Data section:
───

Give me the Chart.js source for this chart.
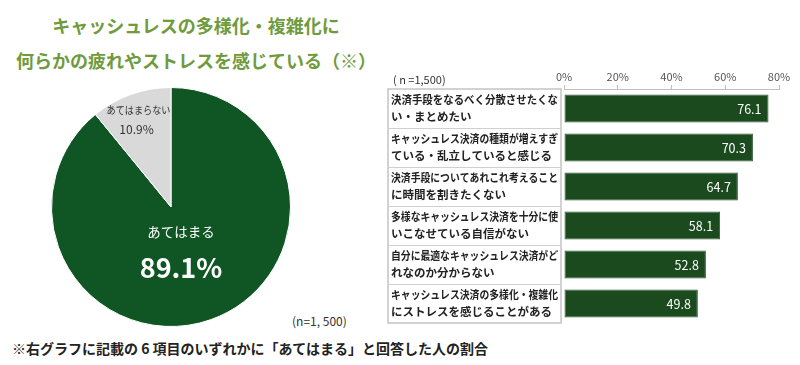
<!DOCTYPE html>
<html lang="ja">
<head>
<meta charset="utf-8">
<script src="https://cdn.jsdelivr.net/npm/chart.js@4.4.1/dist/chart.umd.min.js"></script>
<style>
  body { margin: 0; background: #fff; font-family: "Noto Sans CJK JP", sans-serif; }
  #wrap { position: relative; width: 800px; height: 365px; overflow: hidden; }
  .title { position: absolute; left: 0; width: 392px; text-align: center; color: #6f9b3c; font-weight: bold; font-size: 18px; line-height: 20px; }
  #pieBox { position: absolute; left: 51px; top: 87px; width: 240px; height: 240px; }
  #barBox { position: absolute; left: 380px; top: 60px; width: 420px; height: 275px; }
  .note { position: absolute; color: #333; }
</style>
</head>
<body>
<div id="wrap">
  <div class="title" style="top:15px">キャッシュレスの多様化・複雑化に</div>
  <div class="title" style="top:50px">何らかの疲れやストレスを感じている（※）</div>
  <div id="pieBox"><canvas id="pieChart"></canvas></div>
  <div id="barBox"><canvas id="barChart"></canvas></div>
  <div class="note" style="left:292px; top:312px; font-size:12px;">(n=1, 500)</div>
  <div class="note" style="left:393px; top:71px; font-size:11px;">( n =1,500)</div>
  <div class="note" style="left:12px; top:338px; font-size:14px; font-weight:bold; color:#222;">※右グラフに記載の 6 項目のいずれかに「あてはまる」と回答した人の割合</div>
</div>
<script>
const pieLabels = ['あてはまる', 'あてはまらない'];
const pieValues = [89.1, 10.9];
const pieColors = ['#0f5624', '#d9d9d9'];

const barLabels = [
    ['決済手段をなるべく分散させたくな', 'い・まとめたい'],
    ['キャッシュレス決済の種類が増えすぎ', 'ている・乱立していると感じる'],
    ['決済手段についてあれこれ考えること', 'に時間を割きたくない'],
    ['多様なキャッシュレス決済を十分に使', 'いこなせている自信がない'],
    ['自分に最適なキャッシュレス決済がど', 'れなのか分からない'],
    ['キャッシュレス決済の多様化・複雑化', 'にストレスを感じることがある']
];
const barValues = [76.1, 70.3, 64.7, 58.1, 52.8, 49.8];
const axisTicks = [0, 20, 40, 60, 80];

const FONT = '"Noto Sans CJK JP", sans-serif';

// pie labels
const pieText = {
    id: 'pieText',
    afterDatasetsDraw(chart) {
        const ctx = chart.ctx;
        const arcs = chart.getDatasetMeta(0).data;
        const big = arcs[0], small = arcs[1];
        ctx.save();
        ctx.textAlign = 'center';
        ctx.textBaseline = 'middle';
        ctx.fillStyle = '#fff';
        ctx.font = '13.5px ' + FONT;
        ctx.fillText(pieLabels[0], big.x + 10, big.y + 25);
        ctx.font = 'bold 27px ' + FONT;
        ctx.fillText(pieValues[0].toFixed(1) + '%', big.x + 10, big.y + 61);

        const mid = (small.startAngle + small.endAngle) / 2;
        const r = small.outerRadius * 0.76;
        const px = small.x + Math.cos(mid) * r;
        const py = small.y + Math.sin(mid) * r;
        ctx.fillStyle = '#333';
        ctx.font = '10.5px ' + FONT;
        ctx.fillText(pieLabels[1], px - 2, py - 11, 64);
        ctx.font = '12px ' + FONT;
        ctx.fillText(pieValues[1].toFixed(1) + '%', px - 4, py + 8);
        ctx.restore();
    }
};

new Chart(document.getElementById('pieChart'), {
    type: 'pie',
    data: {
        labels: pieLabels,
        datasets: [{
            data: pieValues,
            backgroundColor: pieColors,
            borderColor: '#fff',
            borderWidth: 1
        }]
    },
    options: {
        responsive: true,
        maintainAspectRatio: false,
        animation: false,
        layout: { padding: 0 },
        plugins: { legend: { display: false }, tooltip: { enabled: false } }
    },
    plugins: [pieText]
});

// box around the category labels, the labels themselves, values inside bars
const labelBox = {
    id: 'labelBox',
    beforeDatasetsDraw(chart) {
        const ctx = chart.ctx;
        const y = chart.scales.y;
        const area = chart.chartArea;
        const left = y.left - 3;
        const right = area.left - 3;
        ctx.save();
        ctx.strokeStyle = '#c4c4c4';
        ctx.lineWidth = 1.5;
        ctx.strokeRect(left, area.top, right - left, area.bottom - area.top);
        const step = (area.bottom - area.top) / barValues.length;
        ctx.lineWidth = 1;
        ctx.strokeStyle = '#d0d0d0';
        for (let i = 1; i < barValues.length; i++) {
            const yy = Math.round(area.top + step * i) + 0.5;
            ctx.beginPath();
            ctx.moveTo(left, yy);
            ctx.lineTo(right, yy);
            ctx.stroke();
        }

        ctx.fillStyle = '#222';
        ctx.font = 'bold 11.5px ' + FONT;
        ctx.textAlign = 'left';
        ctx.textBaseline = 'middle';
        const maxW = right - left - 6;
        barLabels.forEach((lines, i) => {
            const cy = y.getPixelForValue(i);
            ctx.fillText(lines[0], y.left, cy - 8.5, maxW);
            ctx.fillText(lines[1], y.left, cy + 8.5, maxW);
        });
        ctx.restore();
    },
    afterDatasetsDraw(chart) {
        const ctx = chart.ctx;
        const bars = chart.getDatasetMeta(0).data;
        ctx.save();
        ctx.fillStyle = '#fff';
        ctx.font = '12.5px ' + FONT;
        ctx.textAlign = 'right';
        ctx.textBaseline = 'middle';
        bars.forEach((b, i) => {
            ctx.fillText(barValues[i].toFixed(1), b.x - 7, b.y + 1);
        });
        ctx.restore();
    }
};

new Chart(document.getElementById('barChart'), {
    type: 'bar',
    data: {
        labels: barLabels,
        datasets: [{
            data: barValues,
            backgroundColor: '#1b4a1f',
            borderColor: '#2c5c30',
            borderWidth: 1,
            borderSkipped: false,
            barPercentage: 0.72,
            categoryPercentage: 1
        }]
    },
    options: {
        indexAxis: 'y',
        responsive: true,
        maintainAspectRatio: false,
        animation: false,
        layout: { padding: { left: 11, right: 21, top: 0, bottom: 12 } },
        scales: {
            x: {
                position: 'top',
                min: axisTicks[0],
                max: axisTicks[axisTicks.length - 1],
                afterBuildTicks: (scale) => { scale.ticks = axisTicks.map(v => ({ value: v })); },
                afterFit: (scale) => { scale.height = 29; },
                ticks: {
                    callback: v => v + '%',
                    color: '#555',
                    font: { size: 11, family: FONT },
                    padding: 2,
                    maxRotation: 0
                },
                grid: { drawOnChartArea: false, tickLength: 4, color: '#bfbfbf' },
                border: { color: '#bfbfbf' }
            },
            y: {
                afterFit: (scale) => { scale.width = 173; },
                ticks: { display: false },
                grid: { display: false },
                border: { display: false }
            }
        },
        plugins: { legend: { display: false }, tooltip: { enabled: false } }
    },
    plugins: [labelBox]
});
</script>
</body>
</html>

───

What the exercise asks: Do not include the images; transcribe the rest of the listing exactly.

Written solution:
Give me the Chart.js source for this chart.
<!DOCTYPE html>
<html lang="ja">
<head>
<meta charset="utf-8">
<script src="https://cdn.jsdelivr.net/npm/chart.js@4.4.1/dist/chart.umd.min.js"></script>
<style>
  body { margin: 0; background: #fff; font-family: "Noto Sans CJK JP", sans-serif; }
  #wrap { position: relative; width: 800px; height: 365px; overflow: hidden; }
  .title { position: absolute; left: 0; width: 392px; text-align: center; color: #6f9b3c; font-weight: bold; font-size: 18px; line-height: 20px; }
  #pieBox { position: absolute; left: 51px; top: 87px; width: 240px; height: 240px; }
  #barBox { position: absolute; left: 380px; top: 60px; width: 420px; height: 275px; }
  .note { position: absolute; color: #333; }
</style>
</head>
<body>
<div id="wrap">
  <div class="title" style="top:15px">キャッシュレスの多様化・複雑化に</div>
  <div class="title" style="top:50px">何らかの疲れやストレスを感じている（※）</div>
  <div id="pieBox"><canvas id="pieChart"></canvas></div>
  <div id="barBox"><canvas id="barChart"></canvas></div>
  <div class="note" style="left:292px; top:312px; font-size:12px;">(n=1, 500)</div>
  <div class="note" style="left:393px; top:71px; font-size:11px;">( n =1,500)</div>
  <div class="note" style="left:12px; top:338px; font-size:14px; font-weight:bold; color:#222;">※右グラフに記載の 6 項目のいずれかに「あてはまる」と回答した人の割合</div>
</div>
<script>
const pieLabels = ['あてはまる', 'あてはまらない'];
const pieValues = [89.1, 10.9];
const pieColors = ['#0f5624', '#d9d9d9'];

const barLabels = [
    ['決済手段をなるべく分散させたくな', 'い・まとめたい'],
    ['キャッシュレス決済の種類が増えすぎ', 'ている・乱立していると感じる'],
    ['決済手段についてあれこれ考えること', 'に時間を割きたくない'],
    ['多様なキャッシュレス決済を十分に使', 'いこなせている自信がない'],
    ['自分に最適なキャッシュレス決済がど', 'れなのか分からない'],
    ['キャッシュレス決済の多様化・複雑化', 'にストレスを感じることがある']
];
const barValues = [76.1, 70.3, 64.7, 58.1, 52.8, 49.8];
const axisTicks = [0, 20, 40, 60, 80];

const FONT = '"Noto Sans CJK JP", sans-serif';

// pie labels
const pieText = {
    id: 'pieText',
    afterDatasetsDraw(chart) {
        const ctx = chart.ctx;
        const arcs = chart.getDatasetMeta(0).data;
        const big = arcs[0], small = arcs[1];
        ctx.save();
        ctx.textAlign = 'center';
        ctx.textBaseline = 'middle';
        ctx.fillStyle = '#fff';
        ctx.font = '13.5px ' + FONT;
        ctx.fillText(pieLabels[0], big.x + 10, big.y + 25);
        ctx.font = 'bold 27px ' + FONT;
        ctx.fillText(pieValues[0].toFixed(1) + '%', big.x + 10, big.y + 61);

        const mid = (small.startAngle + small.endAngle) / 2;
        const r = small.outerRadius * 0.76;
        const px = small.x + Math.cos(mid) * r;
        const py = small.y + Math.sin(mid) * r;
        ctx.fillStyle = '#333';
        ctx.font = '10.5px ' + FONT;
        ctx.fillText(pieLabels[1], px - 2, py - 11, 64);
        ctx.font = '12px ' + FONT;
        ctx.fillText(pieValues[1].toFixed(1) + '%', px - 4, py + 8);
        ctx.restore();
    }
};

new Chart(document.getElementById('pieChart'), {
    type: 'pie',
    data: {
        labels: pieLabels,
        datasets: [{
            data: pieValues,
            backgroundColor: pieColors,
            borderColor: '#fff',
            borderWidth: 1
        }]
    },
    options: {
        responsive: true,
        maintainAspectRatio: false,
        animation: false,
        layout: { padding: 0 },
        plugins: { legend: { display: false }, tooltip: { enabled: false } }
    },
    plugins: [pieText]
});

// box around the category labels, the labels themselves, values inside bars
const labelBox = {
    id: 'labelBox',
    beforeDatasetsDraw(chart) {
        const ctx = chart.ctx;
        const y = chart.scales.y;
        const area = chart.chartArea;
        const left = y.left - 3;
        const right = area.left - 3;
        ctx.save();
        ctx.strokeStyle = '#c4c4c4';
        ctx.lineWidth = 1.5;
        ctx.strokeRect(left, area.top, right - left, area.bottom - area.top);
        const step = (area.bottom - area.top) / barValues.length;
        ctx.lineWidth = 1;
        ctx.strokeStyle = '#d0d0d0';
        for (let i = 1; i < barValues.length; i++) {
            const yy = Math.round(area.top + step * i) + 0.5;
            ctx.beginPath();
            ctx.moveTo(left, yy);
            ctx.lineTo(right, yy);
            ctx.stroke();
        }

        ctx.fillStyle = '#222';
        ctx.font = 'bold 11.5px ' + FONT;
        ctx.textAlign = 'left';
        ctx.textBaseline = 'middle';
        const maxW = right - left - 6;
        barLabels.forEach((lines, i) => {
            const cy = y.getPixelForValue(i);
            ctx.fillText(lines[0], y.left, cy - 8.5, maxW);
            ctx.fillText(lines[1], y.left, cy + 8.5, maxW);
        });
        ctx.restore();
    },
    afterDatasetsDraw(chart) {
        const ctx = chart.ctx;
        const bars = chart.getDatasetMeta(0).data;
        ctx.save();
        ctx.fillStyle = '#fff';
        ctx.font = '12.5px ' + FONT;
        ctx.textAlign = 'right';
        ctx.textBaseline = 'middle';
        bars.forEach((b, i) => {
            ctx.fillText(barValues[i].toFixed(1), b.x - 7, b.y + 1);
        });
        ctx.restore();
    }
};

new Chart(document.getElementById('barChart'), {
    type: 'bar',
    data: {
        labels: barLabels,
        datasets: [{
            data: barValues,
            backgroundColor: '#1b4a1f',
            borderColor: '#2c5c30',
            borderWidth: 1,
            borderSkipped: false,
            barPercentage: 0.72,
            categoryPercentage: 1
        }]
    },
    options: {
        indexAxis: 'y',
        responsive: true,
        maintainAspectRatio: false,
        animation: false,
        layout: { padding: { left: 11, right: 21, top: 0, bottom: 12 } },
        scales: {
            x: {
                position: 'top',
                min: axisTicks[0],
                max: axisTicks[axisTicks.length - 1],
                afterBuildTicks: (scale) => { scale.ticks = axisTicks.map(v => ({ value: v })); },
                afterFit: (scale) => { scale.height = 29; },
                ticks: {
                    callback: v => v + '%',
                    color: '#555',
                    font: { size: 11, family: FONT },
                    padding: 2,
                    maxRotation: 0
                },
                grid: { drawOnChartArea: false, tickLength: 4, color: '#bfbfbf' },
                border: { color: '#bfbfbf' }
            },
            y: {
                afterFit: (scale) => { scale.width = 173; },
                ticks: { display: false },
                grid: { display: false },
                border: { display: false }
            }
        },
        plugins: { legend: { display: false }, tooltip: { enabled: false } }
    },
    plugins: [labelBox]
});
</script>
</body>
</html>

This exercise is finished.